* **EXERCISE DETAILS**: Read the material below and tally how many lines hold the word "this", giving the number and nothing else.

(Figure scripts)
****

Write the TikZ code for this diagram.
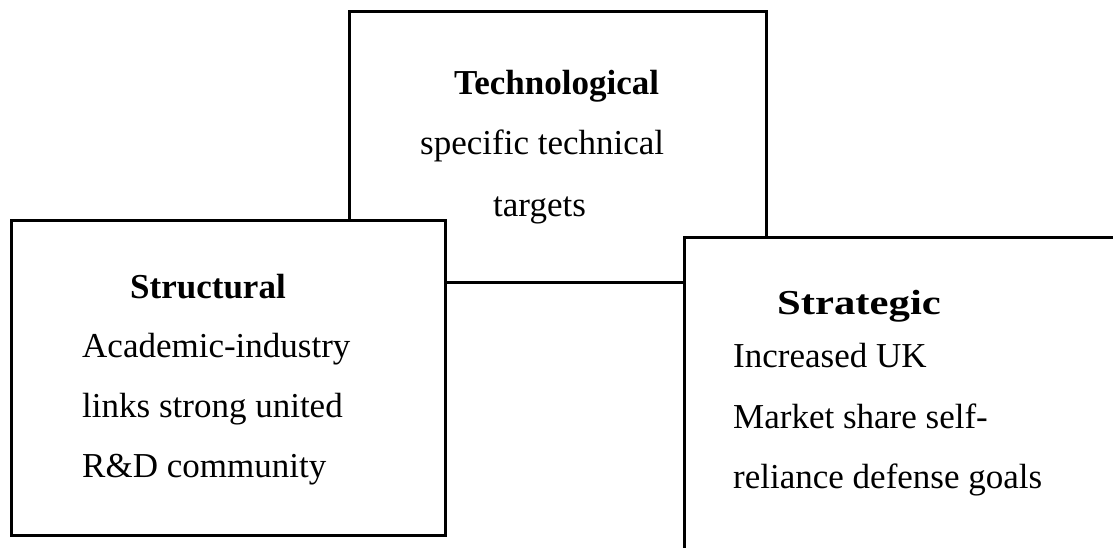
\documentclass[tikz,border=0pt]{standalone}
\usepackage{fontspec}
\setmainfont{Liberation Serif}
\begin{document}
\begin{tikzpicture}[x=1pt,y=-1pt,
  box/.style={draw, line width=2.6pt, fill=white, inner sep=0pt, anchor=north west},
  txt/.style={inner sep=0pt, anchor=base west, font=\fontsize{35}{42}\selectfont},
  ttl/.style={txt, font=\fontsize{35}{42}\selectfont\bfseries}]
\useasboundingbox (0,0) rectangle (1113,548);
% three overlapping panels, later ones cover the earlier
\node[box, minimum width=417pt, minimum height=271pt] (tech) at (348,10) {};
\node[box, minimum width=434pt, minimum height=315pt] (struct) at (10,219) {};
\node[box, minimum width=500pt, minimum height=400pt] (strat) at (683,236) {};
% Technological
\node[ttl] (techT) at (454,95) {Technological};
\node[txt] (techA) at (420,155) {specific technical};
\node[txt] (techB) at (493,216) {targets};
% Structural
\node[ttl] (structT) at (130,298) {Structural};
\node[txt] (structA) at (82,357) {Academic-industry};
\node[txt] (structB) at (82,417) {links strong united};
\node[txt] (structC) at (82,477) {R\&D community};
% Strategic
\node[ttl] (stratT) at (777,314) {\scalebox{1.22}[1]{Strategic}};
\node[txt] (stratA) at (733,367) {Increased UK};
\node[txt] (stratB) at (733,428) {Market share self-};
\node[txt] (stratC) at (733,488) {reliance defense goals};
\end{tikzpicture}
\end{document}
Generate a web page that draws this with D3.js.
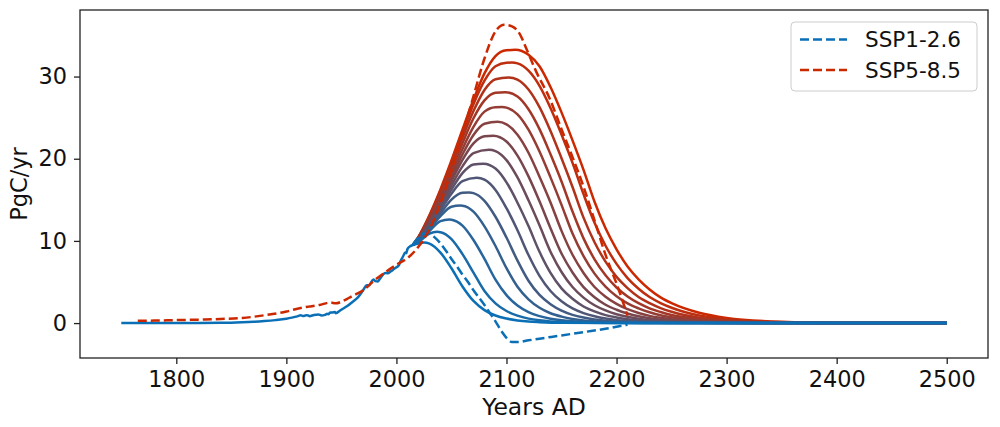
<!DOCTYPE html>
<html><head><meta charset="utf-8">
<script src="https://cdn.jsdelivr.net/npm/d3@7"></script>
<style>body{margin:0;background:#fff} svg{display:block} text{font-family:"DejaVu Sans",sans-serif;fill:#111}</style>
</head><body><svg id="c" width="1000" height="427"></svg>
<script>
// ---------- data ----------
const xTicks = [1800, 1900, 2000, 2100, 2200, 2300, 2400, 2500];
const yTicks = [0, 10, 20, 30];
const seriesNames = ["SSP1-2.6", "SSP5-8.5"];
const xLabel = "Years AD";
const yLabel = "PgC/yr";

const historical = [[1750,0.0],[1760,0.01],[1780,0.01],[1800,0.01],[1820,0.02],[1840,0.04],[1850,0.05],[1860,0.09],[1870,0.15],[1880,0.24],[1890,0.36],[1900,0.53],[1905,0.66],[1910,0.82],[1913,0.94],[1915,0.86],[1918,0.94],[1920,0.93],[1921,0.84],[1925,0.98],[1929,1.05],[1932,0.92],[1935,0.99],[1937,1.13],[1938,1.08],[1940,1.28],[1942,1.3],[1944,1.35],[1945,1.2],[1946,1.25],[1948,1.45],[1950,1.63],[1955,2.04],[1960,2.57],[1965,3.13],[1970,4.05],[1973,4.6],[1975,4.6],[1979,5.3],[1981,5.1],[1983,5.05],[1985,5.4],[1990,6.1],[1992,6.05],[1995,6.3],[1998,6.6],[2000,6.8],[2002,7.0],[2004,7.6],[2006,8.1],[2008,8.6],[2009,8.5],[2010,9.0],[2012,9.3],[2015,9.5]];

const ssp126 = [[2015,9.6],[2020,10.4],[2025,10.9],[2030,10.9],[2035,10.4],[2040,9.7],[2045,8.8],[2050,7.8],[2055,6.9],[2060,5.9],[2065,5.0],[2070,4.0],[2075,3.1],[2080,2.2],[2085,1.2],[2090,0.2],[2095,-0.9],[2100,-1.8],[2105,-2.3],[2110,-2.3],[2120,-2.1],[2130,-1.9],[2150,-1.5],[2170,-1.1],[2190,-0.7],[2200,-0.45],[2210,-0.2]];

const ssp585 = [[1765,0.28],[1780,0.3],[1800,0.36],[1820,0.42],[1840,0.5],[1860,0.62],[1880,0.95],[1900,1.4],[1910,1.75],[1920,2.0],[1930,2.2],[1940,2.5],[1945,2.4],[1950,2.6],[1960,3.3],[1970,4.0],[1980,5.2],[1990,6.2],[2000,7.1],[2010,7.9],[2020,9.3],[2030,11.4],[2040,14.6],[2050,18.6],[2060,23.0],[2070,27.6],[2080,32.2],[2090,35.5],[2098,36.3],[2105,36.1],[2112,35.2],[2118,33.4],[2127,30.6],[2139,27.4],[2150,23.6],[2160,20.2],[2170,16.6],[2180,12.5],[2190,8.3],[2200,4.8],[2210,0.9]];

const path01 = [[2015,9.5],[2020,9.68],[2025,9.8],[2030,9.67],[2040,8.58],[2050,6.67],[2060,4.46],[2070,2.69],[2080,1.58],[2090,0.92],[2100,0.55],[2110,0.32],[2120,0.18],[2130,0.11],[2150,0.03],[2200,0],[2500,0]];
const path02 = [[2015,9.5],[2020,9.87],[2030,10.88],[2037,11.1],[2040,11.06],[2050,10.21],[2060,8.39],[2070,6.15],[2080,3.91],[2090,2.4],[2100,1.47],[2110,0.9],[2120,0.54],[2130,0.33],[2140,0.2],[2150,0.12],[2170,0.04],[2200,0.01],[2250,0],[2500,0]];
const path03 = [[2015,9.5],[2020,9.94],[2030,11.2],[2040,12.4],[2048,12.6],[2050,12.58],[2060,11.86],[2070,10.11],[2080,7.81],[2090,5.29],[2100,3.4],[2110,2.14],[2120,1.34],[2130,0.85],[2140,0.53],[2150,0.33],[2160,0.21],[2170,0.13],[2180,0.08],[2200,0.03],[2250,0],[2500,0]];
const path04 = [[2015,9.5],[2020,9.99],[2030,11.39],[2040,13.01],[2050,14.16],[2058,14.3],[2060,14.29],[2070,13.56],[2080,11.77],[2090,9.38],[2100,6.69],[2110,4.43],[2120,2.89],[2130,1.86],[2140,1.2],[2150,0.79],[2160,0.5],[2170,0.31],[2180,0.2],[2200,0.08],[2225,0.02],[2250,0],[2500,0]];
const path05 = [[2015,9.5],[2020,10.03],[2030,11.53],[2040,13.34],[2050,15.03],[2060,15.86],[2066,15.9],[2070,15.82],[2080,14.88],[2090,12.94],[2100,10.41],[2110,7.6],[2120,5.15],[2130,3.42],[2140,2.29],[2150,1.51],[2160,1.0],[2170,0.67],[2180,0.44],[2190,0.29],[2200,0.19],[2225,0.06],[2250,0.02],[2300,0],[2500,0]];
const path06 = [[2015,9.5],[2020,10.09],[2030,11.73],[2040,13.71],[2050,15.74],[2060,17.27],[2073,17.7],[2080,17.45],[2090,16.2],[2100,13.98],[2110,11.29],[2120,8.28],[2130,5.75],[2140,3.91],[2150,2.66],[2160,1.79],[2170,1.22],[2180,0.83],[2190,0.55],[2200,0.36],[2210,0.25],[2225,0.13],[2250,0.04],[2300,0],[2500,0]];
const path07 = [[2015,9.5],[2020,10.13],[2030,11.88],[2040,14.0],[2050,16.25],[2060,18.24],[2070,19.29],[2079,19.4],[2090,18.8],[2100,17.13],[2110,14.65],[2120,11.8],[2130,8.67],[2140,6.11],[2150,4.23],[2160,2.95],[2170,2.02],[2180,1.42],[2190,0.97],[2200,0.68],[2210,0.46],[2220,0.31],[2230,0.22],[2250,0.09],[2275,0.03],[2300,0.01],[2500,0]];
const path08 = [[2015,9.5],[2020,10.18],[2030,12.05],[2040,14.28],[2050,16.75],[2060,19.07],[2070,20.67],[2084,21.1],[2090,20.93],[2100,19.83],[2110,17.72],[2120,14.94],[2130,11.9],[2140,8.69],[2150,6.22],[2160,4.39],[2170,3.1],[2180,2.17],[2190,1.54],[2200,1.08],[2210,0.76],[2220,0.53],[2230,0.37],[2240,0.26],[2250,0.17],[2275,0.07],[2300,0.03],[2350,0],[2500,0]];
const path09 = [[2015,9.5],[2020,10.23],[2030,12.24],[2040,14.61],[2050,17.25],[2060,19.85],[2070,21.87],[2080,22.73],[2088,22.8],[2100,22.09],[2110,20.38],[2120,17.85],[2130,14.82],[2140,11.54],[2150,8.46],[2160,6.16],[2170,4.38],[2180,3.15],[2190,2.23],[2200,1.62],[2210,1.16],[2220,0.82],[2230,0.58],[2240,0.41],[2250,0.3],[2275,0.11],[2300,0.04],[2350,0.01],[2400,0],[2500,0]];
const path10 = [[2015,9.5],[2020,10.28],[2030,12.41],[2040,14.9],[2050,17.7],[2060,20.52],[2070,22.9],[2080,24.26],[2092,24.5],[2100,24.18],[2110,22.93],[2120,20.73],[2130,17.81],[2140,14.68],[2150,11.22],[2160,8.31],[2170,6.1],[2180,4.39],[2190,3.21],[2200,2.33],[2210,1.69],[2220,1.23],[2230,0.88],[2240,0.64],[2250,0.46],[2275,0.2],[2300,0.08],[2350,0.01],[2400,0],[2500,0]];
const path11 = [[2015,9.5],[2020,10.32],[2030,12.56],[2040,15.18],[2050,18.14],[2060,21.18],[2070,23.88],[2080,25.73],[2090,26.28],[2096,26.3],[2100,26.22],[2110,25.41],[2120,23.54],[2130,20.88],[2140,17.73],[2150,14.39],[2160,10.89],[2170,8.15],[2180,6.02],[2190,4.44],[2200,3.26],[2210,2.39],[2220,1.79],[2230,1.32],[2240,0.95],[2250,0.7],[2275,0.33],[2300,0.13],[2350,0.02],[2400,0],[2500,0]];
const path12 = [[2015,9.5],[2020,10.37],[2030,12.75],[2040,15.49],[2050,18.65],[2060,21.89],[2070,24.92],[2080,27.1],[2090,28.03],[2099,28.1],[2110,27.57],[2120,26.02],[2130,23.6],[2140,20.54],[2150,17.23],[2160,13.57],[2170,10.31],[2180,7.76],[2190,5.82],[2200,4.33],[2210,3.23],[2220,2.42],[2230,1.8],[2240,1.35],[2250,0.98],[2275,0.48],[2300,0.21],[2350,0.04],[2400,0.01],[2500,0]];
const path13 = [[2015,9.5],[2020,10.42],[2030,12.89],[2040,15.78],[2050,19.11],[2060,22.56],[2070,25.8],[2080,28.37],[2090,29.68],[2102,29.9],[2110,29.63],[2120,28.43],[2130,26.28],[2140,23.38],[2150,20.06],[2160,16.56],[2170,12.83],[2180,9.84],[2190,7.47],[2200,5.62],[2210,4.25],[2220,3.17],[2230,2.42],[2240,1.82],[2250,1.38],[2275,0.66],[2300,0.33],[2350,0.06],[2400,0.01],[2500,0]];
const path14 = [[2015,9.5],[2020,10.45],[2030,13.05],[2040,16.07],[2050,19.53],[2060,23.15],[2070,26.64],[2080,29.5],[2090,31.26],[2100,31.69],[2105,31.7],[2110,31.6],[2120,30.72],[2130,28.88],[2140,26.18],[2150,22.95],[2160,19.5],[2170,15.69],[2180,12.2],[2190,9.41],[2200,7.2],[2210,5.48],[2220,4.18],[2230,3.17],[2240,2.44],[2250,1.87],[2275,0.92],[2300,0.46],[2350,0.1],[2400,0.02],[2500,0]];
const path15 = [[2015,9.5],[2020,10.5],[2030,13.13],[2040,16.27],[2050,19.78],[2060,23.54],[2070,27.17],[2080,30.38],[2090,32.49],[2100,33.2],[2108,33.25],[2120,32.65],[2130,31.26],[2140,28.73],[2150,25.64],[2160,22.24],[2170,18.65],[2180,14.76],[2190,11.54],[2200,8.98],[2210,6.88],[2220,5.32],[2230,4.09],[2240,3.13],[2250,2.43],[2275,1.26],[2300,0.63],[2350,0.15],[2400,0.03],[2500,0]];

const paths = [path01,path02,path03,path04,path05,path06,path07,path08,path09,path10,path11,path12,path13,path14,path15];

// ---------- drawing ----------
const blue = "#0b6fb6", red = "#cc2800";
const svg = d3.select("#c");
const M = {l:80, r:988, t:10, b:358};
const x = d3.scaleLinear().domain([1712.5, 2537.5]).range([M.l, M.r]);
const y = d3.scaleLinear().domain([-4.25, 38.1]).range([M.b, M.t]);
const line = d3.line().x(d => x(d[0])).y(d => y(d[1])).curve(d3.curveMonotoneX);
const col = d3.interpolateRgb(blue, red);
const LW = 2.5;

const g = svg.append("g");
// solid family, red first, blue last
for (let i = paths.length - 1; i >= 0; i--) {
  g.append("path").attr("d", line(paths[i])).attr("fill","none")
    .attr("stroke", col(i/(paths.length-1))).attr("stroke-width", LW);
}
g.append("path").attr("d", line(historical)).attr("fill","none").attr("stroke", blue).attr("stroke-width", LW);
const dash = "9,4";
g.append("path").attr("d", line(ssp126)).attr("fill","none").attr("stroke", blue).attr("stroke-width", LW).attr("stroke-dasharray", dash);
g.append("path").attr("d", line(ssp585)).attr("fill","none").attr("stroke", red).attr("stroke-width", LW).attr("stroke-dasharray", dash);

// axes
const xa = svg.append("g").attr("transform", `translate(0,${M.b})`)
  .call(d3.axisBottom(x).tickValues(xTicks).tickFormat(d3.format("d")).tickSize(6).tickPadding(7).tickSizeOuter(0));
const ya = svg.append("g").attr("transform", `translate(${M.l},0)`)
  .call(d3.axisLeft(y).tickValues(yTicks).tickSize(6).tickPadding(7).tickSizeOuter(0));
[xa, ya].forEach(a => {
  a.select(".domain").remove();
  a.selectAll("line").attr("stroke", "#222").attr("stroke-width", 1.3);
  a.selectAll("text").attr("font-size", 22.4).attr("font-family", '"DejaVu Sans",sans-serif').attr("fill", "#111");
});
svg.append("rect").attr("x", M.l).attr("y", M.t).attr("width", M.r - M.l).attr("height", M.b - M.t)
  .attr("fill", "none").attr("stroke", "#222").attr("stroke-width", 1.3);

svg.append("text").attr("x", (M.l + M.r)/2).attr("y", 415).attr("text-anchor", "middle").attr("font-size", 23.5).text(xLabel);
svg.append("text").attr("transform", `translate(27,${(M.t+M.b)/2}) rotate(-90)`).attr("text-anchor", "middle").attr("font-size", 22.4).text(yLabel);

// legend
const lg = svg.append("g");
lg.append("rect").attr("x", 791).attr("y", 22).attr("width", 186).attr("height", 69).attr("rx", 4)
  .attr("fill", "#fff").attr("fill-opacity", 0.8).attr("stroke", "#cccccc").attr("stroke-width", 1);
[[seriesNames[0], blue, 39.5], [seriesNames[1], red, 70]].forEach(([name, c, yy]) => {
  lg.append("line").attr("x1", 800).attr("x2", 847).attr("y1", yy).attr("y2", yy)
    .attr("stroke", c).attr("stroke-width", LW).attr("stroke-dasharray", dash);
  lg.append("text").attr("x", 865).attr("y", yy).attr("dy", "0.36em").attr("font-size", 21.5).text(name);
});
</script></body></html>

****

* **RESPONSE TO THE TASK**: 2